Thursday, December 27, 2012

Le Imbecile watches Les Miserables

I was warned that the cinema would be 90 percent full and I may have to sit at the very front row looking up to the big screen for the entire duration of the movie. I told the lady at the ticket booth that I did not mind sitting in the very front row of the cinema. I figured that by the time I'd get in the cinema, the "go big or go home" warning to moviegoers would already have been shown. So I bought a ticket for the 7:00PM screening. I will be watching alone since RN and Karlee decided to go home instead of watching the movie with me after not being able to find a pha khin parking lot close to the cinema. I have always wanted to go big.
A man was swimming with a limp body of a man out of the sewage. He was being pursued by a man in uniform who looked like the actor who played a schizophrenic in an older movie, The Beautiful Mind. The movie was obviously on its climax. I felt like a lost idiot entering the wrong cinema. I entered the cinema that started at 5:15PM. Moviegoers watching Les Miserables did not know that Le Imbecile was watching the end part of the movie with them. It was 7:20 and the movie would end in half an hour. Anne Hathaway looked shockingly anorexic singing "I dreamed a dream". I could not imagine Susan Boyle playing Fantine and singing the same song at West End in London where I took the billboard photo when Aunt Pauline and two cousins strolled by Soho District almost two years ago.

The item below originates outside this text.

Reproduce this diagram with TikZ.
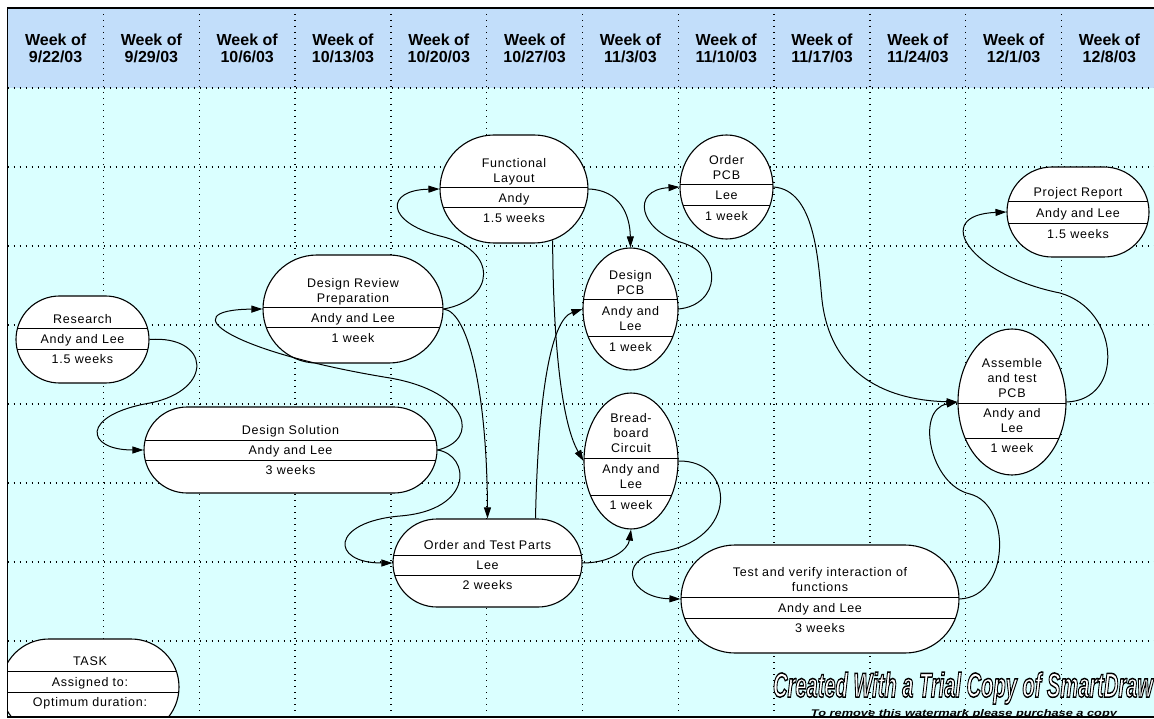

I did at one point consider someday watching Les Miserables at West End in London into my bucket list. Chris Cruz made it sound so big watching the musicale in London that I got inspired. I did wish to go back to London and see Soho District once again.
I wondered if that was really Anne Hathaway singing. The big kid confirmed it really was Anne Hathaway singing. Not bad for someone who played bastard princess in Princess Diaries. I don't remember Russel Crowe singing anything. All I thought of during the movie was schizophrenic character he played. I was even relieved when he jumped into his death as Inspector Javert. I loved the young Cosette. I love how her face was captured to replicate the portrait of Cosette by Emelie Bayard from the original edition of Les Miserables in 1862. The portrait reminds me of a photo taken by Lev Alcantara of a girl child laborer in Silay City in Negros Occidental some years ago. The older Cosette would always be the girl at Dear John to me. Beautiful, virginal and somewhat obsolete. I'd rather see women portrayed as strong and unconventional. Just like Eponine. In the story, Eponine was so enamored to Marius who on the other hand is so enamored with Cosette. Eponine took part in the revolution kind of disguising as a male just to be close to Marius. I did not like that enamored stalking part of the character. It's the trouser and cap-wearing part that I really like.
One of my first kindle downloads is the Les Miserables. I have always gotten interested with stories beginning with someone being imprisoned for stealing a loaf of bread but I never got past the preface of the story. I find the book so damn difficult to read. It's like the Holy Bible and Glorious Koran combined.